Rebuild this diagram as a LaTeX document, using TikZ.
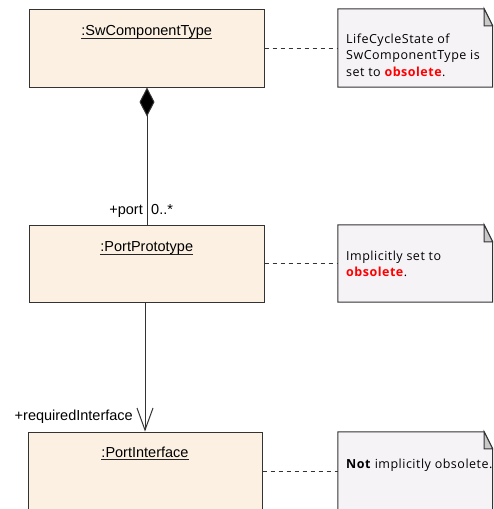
\documentclass[tikz,border=0pt]{standalone}
\usepackage{fontspec}
\setmainfont{Liberation Sans}
\newfontfamily\notefont[LetterSpace=4]{Open Sans}
\usetikzlibrary{arrows.meta,calc}
\definecolor{boxfill}{HTML}{FBF0E2}
\definecolor{notefill}{HTML}{F6F3F7}
\definecolor{foldfill}{HTML}{C9C9C9}
\definecolor{edge}{HTML}{333333}
\definecolor{obsred}{HTML}{FF0000}
\tikzset{
  umlbox/.style={draw=edge, fill=boxfill, line width=1pt, inner sep=0pt, minimum width=234.5pt, minimum height=78pt},
  notebox/.style={draw=none, inner sep=0pt, minimum width=154.5pt, minimum height=78pt},
  notetext/.style={font=\notefont\fontsize{12.5}{16.3}\selectfont, align=left, inner sep=0pt, anchor=base west},
  titletext/.style={font=\fontsize{14.5}{17}\selectfont, inner sep=0pt, anchor=base},
  rolelabel/.style={font=\fontsize{14.5}{17}\selectfont, inner sep=0pt},
  conn/.style={draw=edge, line width=1pt},
  noteconn/.style={draw=edge, line width=1pt, dash pattern=on 4pt off 4pt},
  ul/.style={draw=black!85, line width=1pt}
}
\newcommand{\drawnote}[1]{%
  \draw[draw=edge, fill=notefill, line width=1pt]
    (#1.north west) -- ([xshift=-8.5pt]#1.north east) -- ([yshift=-17pt]#1.north east)
    -- (#1.south east) -- (#1.south west) -- cycle;
  \draw[draw=edge, fill=foldfill, line width=1pt]
    ([xshift=-8.5pt]#1.north east) -- ([xshift=-8.5pt,yshift=-17pt]#1.north east)
    -- ([yshift=-17pt]#1.north east) -- cycle;
}
\begin{document}
\begin{tikzpicture}[x=1pt,y=-1pt]
\clip (0,0) rectangle (493,509);
\fill[white] (0,0) rectangle (493,509);

% class boxes
\node[umlbox] (swc) at (146.75,48) {};
\node[umlbox, minimum height=77pt] (pp) at (146.75,263.5) {};
\node[umlbox, minimum width=234pt] (pi) at (145,471) {};

\node[titletext] (swct) at (146.75,35.5) {:SwComponentType};
\node[titletext] (ppt) at (146.75,251.5) {:PortPrototype};
\node[titletext] (pit) at (145,457) {:PortInterface};
\foreach \t in {swct,ppt,pit}
  \draw[ul] ([yshift=-2.6pt]\t.base west) -- ([yshift=-2.6pt]\t.base east);

% notes
\node[notebox] (n1) at (415.25,48) {};
\node[notebox, minimum height=77pt] (n2) at (415.25,263.5) {};
\node[notebox] (n3) at (415.25,471) {};
\drawnote{n1}
\drawnote{n2}
\drawnote{n3}

\node[notetext] (n1t) at (346,76) {LifeCycleState of\\SwComponentType is\\set to \textcolor{obsred}{\textbf{obsolete}}.};
\node[notetext] (n2t) at (346,276.5) {Implicitly set to\\\textcolor{obsred}{\textbf{obsolete}}.};
\node[notetext] (n3t) at (346,468) {\textbf{Not} implicitly obsolete.};

% note connectors
\draw[noteconn] (swc.east) -- (n1.west);
\draw[noteconn] (pp.east) -- (n2.west);
\draw[noteconn] (pi.east) -- (n3.west);

% composition
\coordinate (cpTop) at ([xshift=0.25pt]swc.south);
\coordinate (cpBot) at ([xshift=0.25pt]pp.north);
\draw[conn, {Diamond[length=29pt,width=15pt,fill=black]}-] (cpTop) -- (cpBot);
\node[rolelabel, anchor=base east] (portlbl) at (143,214) {+port};
\node[rolelabel, anchor=base west] (portmul) at (151,214) {0..*};

% association
\coordinate (asTop) at (pp.south -| pi.north);
\draw[conn, -{Straight Barb[length=22pt,width=16pt,line width=1pt]}] (asTop) -- (pi.north);
\node[rolelabel, anchor=base east] (reqlbl) at (133,420) {+requiredInterface};
\end{tikzpicture}
\end{document}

**AIM OF THE TASK**
Pictures are excluded; copy all other data exactly as shown.

**THE OUTPUT**
Rebuild this diagram as a LaTeX document, using TikZ.
\documentclass[tikz,border=0pt]{standalone}
\usepackage{fontspec}
\setmainfont{Liberation Sans}
\newfontfamily\notefont[LetterSpace=4]{Open Sans}
\usetikzlibrary{arrows.meta,calc}
\definecolor{boxfill}{HTML}{FBF0E2}
\definecolor{notefill}{HTML}{F6F3F7}
\definecolor{foldfill}{HTML}{C9C9C9}
\definecolor{edge}{HTML}{333333}
\definecolor{obsred}{HTML}{FF0000}
\tikzset{
  umlbox/.style={draw=edge, fill=boxfill, line width=1pt, inner sep=0pt, minimum width=234.5pt, minimum height=78pt},
  notebox/.style={draw=none, inner sep=0pt, minimum width=154.5pt, minimum height=78pt},
  notetext/.style={font=\notefont\fontsize{12.5}{16.3}\selectfont, align=left, inner sep=0pt, anchor=base west},
  titletext/.style={font=\fontsize{14.5}{17}\selectfont, inner sep=0pt, anchor=base},
  rolelabel/.style={font=\fontsize{14.5}{17}\selectfont, inner sep=0pt},
  conn/.style={draw=edge, line width=1pt},
  noteconn/.style={draw=edge, line width=1pt, dash pattern=on 4pt off 4pt},
  ul/.style={draw=black!85, line width=1pt}
}
\newcommand{\drawnote}[1]{%
  \draw[draw=edge, fill=notefill, line width=1pt]
    (#1.north west) -- ([xshift=-8.5pt]#1.north east) -- ([yshift=-17pt]#1.north east)
    -- (#1.south east) -- (#1.south west) -- cycle;
  \draw[draw=edge, fill=foldfill, line width=1pt]
    ([xshift=-8.5pt]#1.north east) -- ([xshift=-8.5pt,yshift=-17pt]#1.north east)
    -- ([yshift=-17pt]#1.north east) -- cycle;
}
\begin{document}
\begin{tikzpicture}[x=1pt,y=-1pt]
\clip (0,0) rectangle (493,509);
\fill[white] (0,0) rectangle (493,509);

% class boxes
\node[umlbox] (swc) at (146.75,48) {};
\node[umlbox, minimum height=77pt] (pp) at (146.75,263.5) {};
\node[umlbox, minimum width=234pt] (pi) at (145,471) {};

\node[titletext] (swct) at (146.75,35.5) {:SwComponentType};
\node[titletext] (ppt) at (146.75,251.5) {:PortPrototype};
\node[titletext] (pit) at (145,457) {:PortInterface};
\foreach \t in {swct,ppt,pit}
  \draw[ul] ([yshift=-2.6pt]\t.base west) -- ([yshift=-2.6pt]\t.base east);

% notes
\node[notebox] (n1) at (415.25,48) {};
\node[notebox, minimum height=77pt] (n2) at (415.25,263.5) {};
\node[notebox] (n3) at (415.25,471) {};
\drawnote{n1}
\drawnote{n2}
\drawnote{n3}

\node[notetext] (n1t) at (346,76) {LifeCycleState of\\SwComponentType is\\set to \textcolor{obsred}{\textbf{obsolete}}.};
\node[notetext] (n2t) at (346,276.5) {Implicitly set to\\\textcolor{obsred}{\textbf{obsolete}}.};
\node[notetext] (n3t) at (346,468) {\textbf{Not} implicitly obsolete.};

% note connectors
\draw[noteconn] (swc.east) -- (n1.west);
\draw[noteconn] (pp.east) -- (n2.west);
\draw[noteconn] (pi.east) -- (n3.west);

% composition
\coordinate (cpTop) at ([xshift=0.25pt]swc.south);
\coordinate (cpBot) at ([xshift=0.25pt]pp.north);
\draw[conn, {Diamond[length=29pt,width=15pt,fill=black]}-] (cpTop) -- (cpBot);
\node[rolelabel, anchor=base east] (portlbl) at (143,214) {+port};
\node[rolelabel, anchor=base west] (portmul) at (151,214) {0..*};

% association
\coordinate (asTop) at (pp.south -| pi.north);
\draw[conn, -{Straight Barb[length=22pt,width=16pt,line width=1pt]}] (asTop) -- (pi.north);
\node[rolelabel, anchor=base east] (reqlbl) at (133,420) {+requiredInterface};
\end{tikzpicture}
\end{document}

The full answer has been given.